Virginia Pine Tree - Pinus virginiana
Virginia Pines are not limited to Virginia. These hardy trees can survive poor soil conditions from New York to Alabama. Extremely cold winters, sandy soils and very little nutrients will not stop these trees from growing. It will, however, stunt their growth. The favored soil of Virginia Pines is loam or clay soil. These soils will produce trees that can reach up to 75 feet in height.
In the first year, seedlings that have well-drained, loamy soil can grow from 4-8 inches. By age 50, mature trees can be anywhere from 50-75 feet tall. These trees have an expected lifespan of 65-90 years. The quick growth rate, ease of reforestation, and hardening of the cut wood during the drying process make this a useful tree for lumber.
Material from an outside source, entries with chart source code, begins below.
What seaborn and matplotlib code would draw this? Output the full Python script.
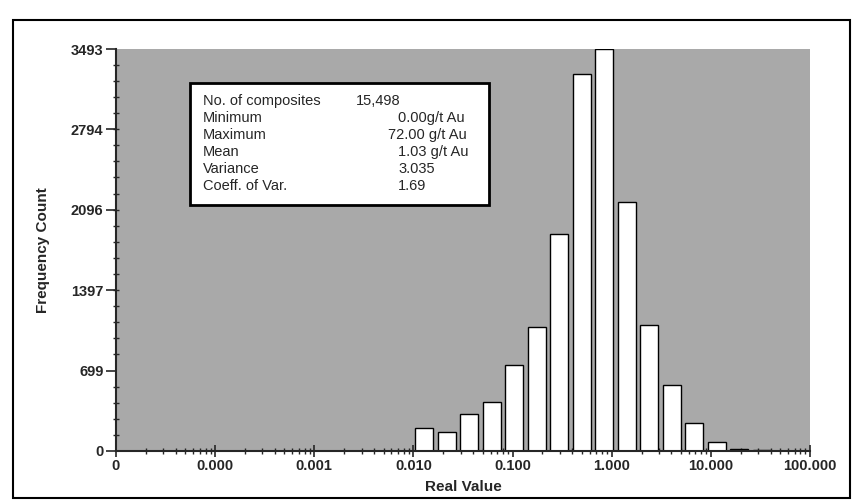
import matplotlib
matplotlib.use("Agg")
import matplotlib.pyplot as plt
import matplotlib.ticker as mticker
from matplotlib.patches import Rectangle
import seaborn as sns

# bin centres (g/t Au) and frequency counts
grade = [0.0127, 0.0214, 0.036, 0.061, 0.103, 0.173, 0.29, 0.49,
         0.83, 1.40, 2.36, 4.0, 6.7, 11.3, 19.1, 32.3]
counts = [201, 164, 325, 430, 747, 1081, 1884, 3272,
          3493, 2163, 1097, 577, 244, 78, 18, 6]

x_ticks = [1e-5, 1e-4, 1e-3, 1e-2, 1e-1, 1, 10, 100]
x_labels = ["0", "0.000", "0.001", "0.010", "0.100", "1.000", "10.000", "100.000"]
y_ticks = [0, 699, 1397, 2096, 2794, 3493]

stat_names = ["No. of composites", "Minimum", "Maximum", "Mean", "Variance", "Coeff. of Var."]
stat_values = ["15,498", "0.00g/t Au", "72.00 g/t Au", "1.03 g/t Au", "3.035", "1.69"]

sns.set_style("ticks")
plt.rcParams["font.family"] = ["Liberation Sans", "DejaVu Sans"]

fig = plt.figure(figsize=(8.57, 5.03), dpi=100)
ax = fig.add_axes([116 / 857, 1 - 451 / 503, (810 - 116) / 857, (451 - 49) / 503])
ax.set_facecolor("#a9a9a9")

# log-spaced bins, width in decades
sns.histplot(x=grade, weights=counts, log_scale=True, binwidth=0.227,
             binrange=(-2.01, -2.01 + 16 * 0.227), shrink=0.8,
             color="white", edgecolor="black", linewidth=1.0, alpha=1.0, ax=ax)

ax.set_xlim(1e-5, 100)
ax.set_ylim(0, 3493)
ax.set_xticks(x_ticks)
ax.set_xticklabels(x_labels)
ax.xaxis.set_minor_locator(mticker.LogLocator(base=10, subs=range(2, 10), numticks=20))
ax.xaxis.set_minor_formatter(mticker.NullFormatter())
ax.set_yticks(y_ticks)
ax.set_yticklabels([str(v) for v in y_ticks])
ax.yaxis.set_minor_locator(mticker.AutoMinorLocator(5))

for lab in ax.get_xticklabels() + ax.get_yticklabels():
    lab.set_fontweight("bold")
    lab.set_fontsize(10.5)

ax.tick_params(axis="x", which="major", direction="inout", length=8, width=1.2, pad=2)
ax.tick_params(axis="x", which="minor", direction="inout", length=5, width=1)
ax.tick_params(axis="y", which="major", direction="out", length=7, width=1.2, pad=2)
ax.tick_params(axis="y", which="minor", direction="inout", length=5, width=1)

for side in ["top", "right"]:
    ax.spines[side].set_visible(False)
ax.spines["left"].set_linewidth(1.5)
ax.spines["bottom"].set_linewidth(1.5)

ax.set_xlabel("Real Value", fontsize=11, fontweight="bold", labelpad=5)
ax.set_ylabel("Frequency Count", fontsize=11, fontweight="bold", labelpad=15)

# statistics box
ax.add_patch(Rectangle((0.107, 0.612), 0.43, 0.303, transform=ax.transAxes,
                       facecolor="white", edgecolor="black", linewidth=2, zorder=5))
name_x = (203 - 116) / 694
value_x = [(356 - 116) / 694, (398 - 116) / 694, (388 - 116) / 694,
           (398 - 116) / 694, (398 - 116) / 694, (398 - 116) / 694]
for i, (name, val) in enumerate(zip(stat_names, stat_values)):
    y = (451 - 101 - i * 17) / 402
    ax.text(name_x, y, name, transform=ax.transAxes, fontsize=10.5, va="center", zorder=6)
    ax.text(value_x[i], y, val, transform=ax.transAxes, fontsize=10.5, va="center", zorder=6)

# outer frame round the whole chart
fig.patches.append(Rectangle((13 / 857, 5 / 503), 837 / 857, 478 / 503,
                             transform=fig.transFigure, fill=False,
                             edgecolor="black", linewidth=1.5))

fig.savefig("out.png", dpi=100)
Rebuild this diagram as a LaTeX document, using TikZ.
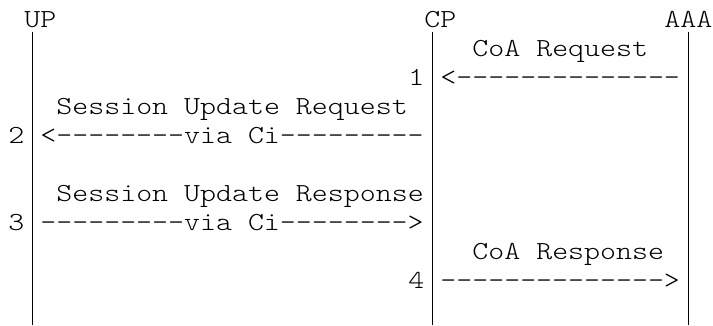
\documentclass[tikz,border=0pt]{standalone}
\usepackage{fontspec}
\setmonofont{lmmonolt10-regular.otf}[FakeStretch=1.17]
\usepackage{tikz}
\newcommand{\asciifont}{\ttfamily\fontsize{26pt}{29pt}\selectfont}

\begin{document}
\begin{tikzpicture}[x=16pt, y=-29pt, thick, ascii/.style = {font=\asciifont, inner sep=0pt, anchor=base west}, lifeline/.style = {line width=0.8pt}]
        \useasboundingbox (-8pt,27pt) rectangle (705pt,-298pt);

        \node[ascii] (up) at (1,0) {UP};
        \node[ascii] (cp) at (26,0) {CP};
        \node[ascii] (aaa) at (41,0) {AAA};

        \coordinate (up_top) at (1.5,0.17);
        \coordinate (up_bot) at (1.5,10.28);
        \coordinate (cp_top) at (26.5,0.17);
        \coordinate (cp_bot) at (26.5,10.28);
        \coordinate (aaa_top) at (42.5,0.17);
        \coordinate (aaa_bot) at (42.5,10.28);
        \draw[lifeline] (up_top) -- (up_bot);
        \draw[lifeline] (cp_top) -- (cp_bot);
        \draw[lifeline] (aaa_top) -- (aaa_bot);

        \node[ascii] (coa_req) at (29,1) {CoA Request};
        \node[ascii] (n_1) at (25,2) {1};
        \node[ascii] (msg_1) at (27,2) {<--------------};
        \node[ascii] (su_req) at (3,3) {Session Update Request};
        \node[ascii] (n_2) at (0,4) {2};
        \node[ascii] (msg_2) at (2,4) {<--------via Ci---------};
        \node[ascii] (su_res) at (3,6) {Session Update Response};
        \node[ascii] (n_3) at (0,7) {3};
        \node[ascii] (msg_3) at (2,7) {---------via Ci-------->};
        \node[ascii] (coa_res) at (29,8) {CoA Response};
        \node[ascii] (n_4) at (25,9) {4};
        \node[ascii] (msg_4) at (27,9) {-------------->};
    \end{tikzpicture}
\end{document}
Virginia Pines are very popular in the southern states for use as Christmas trees. These trees can be ready for harvest in as few as three years with optimal growing and pruning conditions. Five years is usually preferred so the trees will be thick with short, paired needles on long spreading limbs.
Since these hardy trees are pest-resistant and tolerate poor soil conditions, they are favored by landscapers for bonsai use, median barriers, and seaside homes. These trees are often used to reforest barren areas where fire or mining has destroyed the landscape. Set at the perimeters of a yard and regularly pruned, these pines will grow thick and large, making a beautiful natural boundary.
The wood of a Virginia Pine will soften as the tree ages. Bird-lovers allow older trees to remain on their property so they will attract woodpeckers. Some people also use stands of the trees to create a natural privacy fence around their home or property.